> [What is being asked]: Only the lines from the start of the data through the line with "const hemoPt09 = [7.2, 6.7, null, 7.5, 7.6];" belong in the copy. Restate them word for word, minus the pictures.
--- Start ---
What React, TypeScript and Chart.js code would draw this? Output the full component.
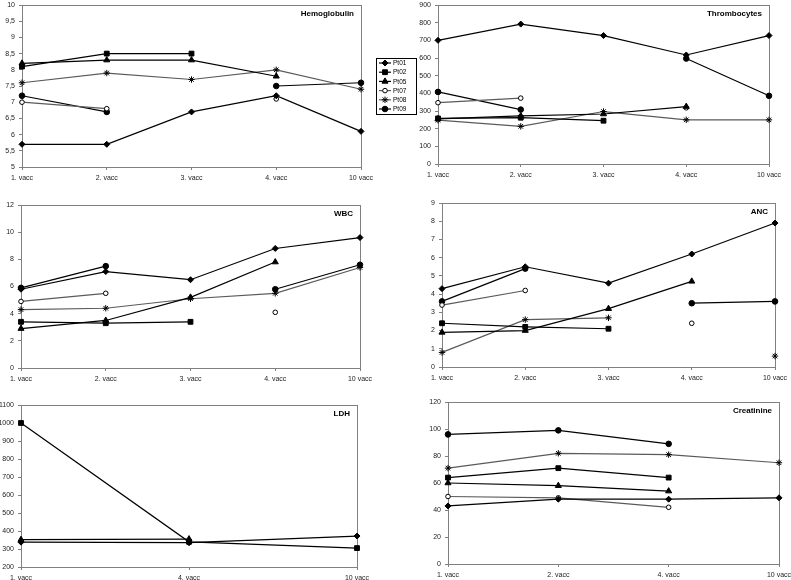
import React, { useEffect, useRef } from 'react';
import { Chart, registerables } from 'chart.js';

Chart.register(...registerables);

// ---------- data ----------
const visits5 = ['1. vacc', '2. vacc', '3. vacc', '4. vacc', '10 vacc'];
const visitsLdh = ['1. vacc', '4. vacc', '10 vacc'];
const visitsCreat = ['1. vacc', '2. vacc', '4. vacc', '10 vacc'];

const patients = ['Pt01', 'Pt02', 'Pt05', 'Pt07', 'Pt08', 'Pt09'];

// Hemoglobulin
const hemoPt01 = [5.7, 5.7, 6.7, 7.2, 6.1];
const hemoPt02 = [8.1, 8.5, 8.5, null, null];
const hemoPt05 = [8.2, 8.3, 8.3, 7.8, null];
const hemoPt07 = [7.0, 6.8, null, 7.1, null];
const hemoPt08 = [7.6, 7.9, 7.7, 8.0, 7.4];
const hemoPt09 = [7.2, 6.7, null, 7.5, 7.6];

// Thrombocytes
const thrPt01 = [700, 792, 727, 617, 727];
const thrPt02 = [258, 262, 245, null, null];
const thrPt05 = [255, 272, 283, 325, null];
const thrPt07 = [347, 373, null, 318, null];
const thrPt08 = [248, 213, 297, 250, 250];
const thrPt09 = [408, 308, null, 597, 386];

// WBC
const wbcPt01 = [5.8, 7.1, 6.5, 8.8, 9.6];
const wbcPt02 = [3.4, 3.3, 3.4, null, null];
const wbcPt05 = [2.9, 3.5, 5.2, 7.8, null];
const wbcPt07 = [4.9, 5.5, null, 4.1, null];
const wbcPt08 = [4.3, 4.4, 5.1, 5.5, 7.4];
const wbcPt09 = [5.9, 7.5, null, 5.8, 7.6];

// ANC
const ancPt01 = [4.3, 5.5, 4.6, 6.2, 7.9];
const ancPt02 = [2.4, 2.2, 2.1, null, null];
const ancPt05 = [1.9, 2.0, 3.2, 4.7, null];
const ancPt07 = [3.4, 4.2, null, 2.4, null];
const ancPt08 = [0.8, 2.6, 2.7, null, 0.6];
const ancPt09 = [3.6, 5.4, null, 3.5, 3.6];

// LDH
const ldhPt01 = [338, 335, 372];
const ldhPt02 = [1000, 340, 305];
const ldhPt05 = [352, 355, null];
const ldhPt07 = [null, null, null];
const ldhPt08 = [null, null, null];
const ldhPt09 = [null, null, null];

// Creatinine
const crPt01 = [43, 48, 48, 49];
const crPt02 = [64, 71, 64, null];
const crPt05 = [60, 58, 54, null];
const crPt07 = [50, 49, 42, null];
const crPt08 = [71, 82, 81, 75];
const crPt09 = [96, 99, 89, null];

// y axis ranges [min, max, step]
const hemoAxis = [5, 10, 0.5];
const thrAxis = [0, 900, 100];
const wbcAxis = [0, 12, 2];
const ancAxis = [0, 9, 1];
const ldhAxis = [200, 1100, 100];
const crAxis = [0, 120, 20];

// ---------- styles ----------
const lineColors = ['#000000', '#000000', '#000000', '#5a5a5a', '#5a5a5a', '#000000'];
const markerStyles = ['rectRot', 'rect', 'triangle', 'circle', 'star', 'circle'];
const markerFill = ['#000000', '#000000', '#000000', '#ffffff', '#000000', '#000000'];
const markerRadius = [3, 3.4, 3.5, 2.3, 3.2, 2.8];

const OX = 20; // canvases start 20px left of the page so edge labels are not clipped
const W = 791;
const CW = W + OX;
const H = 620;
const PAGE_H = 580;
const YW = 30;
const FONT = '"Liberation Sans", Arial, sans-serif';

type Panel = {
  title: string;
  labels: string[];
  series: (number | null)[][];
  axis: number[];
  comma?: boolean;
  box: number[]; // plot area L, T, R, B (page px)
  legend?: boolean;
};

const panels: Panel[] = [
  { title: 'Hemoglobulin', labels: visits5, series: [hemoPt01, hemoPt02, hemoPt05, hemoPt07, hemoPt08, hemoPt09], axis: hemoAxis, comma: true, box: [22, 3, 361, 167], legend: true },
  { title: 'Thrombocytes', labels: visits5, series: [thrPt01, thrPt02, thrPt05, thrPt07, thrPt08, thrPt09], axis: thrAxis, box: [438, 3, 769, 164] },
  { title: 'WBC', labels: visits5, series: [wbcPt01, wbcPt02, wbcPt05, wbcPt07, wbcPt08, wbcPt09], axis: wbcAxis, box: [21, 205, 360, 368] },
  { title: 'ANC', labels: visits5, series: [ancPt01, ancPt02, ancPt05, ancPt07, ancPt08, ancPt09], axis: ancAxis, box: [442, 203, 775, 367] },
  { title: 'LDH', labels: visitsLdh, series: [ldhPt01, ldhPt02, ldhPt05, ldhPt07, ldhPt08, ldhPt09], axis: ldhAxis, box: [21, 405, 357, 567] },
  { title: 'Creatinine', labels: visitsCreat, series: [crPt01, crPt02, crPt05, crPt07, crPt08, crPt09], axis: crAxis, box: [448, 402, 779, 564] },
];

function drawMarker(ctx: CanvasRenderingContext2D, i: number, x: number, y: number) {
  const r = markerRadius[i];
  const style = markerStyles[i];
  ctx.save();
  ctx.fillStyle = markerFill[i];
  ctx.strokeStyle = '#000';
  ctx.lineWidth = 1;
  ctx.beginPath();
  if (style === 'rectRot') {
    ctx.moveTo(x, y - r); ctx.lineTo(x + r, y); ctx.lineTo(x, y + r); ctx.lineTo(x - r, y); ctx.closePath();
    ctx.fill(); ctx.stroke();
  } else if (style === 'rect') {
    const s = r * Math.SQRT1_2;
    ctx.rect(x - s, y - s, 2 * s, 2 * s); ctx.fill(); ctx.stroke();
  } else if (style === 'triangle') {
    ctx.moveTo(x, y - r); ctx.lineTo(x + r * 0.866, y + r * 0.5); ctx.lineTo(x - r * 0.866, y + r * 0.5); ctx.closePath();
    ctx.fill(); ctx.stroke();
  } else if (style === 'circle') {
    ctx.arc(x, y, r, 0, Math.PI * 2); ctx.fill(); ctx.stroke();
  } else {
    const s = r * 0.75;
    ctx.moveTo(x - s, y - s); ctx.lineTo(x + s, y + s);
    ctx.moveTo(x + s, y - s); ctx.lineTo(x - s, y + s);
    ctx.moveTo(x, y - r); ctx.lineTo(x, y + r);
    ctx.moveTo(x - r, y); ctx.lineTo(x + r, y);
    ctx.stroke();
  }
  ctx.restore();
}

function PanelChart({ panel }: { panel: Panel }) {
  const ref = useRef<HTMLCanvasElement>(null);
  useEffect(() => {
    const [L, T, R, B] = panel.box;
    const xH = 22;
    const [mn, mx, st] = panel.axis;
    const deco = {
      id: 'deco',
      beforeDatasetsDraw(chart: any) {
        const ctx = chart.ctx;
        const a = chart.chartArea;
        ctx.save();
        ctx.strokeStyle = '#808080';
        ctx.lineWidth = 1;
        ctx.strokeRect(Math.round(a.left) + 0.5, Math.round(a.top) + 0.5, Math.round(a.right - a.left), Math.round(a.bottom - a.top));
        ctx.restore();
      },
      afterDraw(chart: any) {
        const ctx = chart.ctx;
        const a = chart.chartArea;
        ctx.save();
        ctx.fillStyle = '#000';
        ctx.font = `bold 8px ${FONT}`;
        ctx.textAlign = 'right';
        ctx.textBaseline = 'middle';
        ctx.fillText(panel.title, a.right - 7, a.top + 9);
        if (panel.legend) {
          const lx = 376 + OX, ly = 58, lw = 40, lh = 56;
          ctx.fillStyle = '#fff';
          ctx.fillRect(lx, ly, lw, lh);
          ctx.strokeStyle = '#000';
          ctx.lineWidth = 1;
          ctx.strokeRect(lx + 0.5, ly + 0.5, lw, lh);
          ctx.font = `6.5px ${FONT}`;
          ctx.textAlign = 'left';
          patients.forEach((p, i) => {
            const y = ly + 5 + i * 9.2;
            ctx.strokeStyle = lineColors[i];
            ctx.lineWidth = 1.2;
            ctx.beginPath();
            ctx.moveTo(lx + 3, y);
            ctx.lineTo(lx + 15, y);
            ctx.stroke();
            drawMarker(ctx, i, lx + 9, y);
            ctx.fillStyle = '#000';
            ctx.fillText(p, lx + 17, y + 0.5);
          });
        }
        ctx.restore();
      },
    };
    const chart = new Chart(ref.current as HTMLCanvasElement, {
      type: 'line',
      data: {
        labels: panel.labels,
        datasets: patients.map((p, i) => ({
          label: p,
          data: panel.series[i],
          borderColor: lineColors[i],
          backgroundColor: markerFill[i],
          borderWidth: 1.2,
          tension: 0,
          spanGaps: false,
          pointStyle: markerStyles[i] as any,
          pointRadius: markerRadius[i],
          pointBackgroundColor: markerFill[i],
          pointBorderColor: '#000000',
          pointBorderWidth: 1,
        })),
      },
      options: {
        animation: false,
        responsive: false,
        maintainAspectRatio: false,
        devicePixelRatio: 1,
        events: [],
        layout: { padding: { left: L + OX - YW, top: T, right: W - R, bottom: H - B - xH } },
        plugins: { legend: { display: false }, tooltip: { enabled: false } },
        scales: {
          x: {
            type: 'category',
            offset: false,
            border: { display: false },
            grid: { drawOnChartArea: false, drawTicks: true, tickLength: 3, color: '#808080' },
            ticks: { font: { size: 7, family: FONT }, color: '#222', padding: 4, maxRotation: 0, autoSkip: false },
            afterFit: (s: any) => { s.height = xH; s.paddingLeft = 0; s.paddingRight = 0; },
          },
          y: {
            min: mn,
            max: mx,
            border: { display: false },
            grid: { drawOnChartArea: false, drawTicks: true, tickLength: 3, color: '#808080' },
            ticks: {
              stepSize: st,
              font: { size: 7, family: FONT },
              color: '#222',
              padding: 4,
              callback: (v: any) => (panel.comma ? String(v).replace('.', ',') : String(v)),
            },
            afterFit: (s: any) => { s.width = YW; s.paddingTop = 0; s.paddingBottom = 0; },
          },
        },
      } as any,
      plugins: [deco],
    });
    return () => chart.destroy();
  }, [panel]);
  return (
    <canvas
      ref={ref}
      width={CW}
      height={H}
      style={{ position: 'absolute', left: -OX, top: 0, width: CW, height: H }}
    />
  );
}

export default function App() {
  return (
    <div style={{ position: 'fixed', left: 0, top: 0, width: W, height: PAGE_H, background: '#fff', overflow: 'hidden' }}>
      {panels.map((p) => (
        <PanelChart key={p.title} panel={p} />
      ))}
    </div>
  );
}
--- End ---
> [The reply]:
What React, TypeScript and Chart.js code would draw this? Output the full component.
import React, { useEffect, useRef } from 'react';
import { Chart, registerables } from 'chart.js';

Chart.register(...registerables);

// ---------- data ----------
const visits5 = ['1. vacc', '2. vacc', '3. vacc', '4. vacc', '10 vacc'];
const visitsLdh = ['1. vacc', '4. vacc', '10 vacc'];
const visitsCreat = ['1. vacc', '2. vacc', '4. vacc', '10 vacc'];

const patients = ['Pt01', 'Pt02', 'Pt05', 'Pt07', 'Pt08', 'Pt09'];

// Hemoglobulin
const hemoPt01 = [5.7, 5.7, 6.7, 7.2, 6.1];
const hemoPt02 = [8.1, 8.5, 8.5, null, null];
const hemoPt05 = [8.2, 8.3, 8.3, 7.8, null];
const hemoPt07 = [7.0, 6.8, null, 7.1, null];
const hemoPt08 = [7.6, 7.9, 7.7, 8.0, 7.4];
const hemoPt09 = [7.2, 6.7, null, 7.5, 7.6];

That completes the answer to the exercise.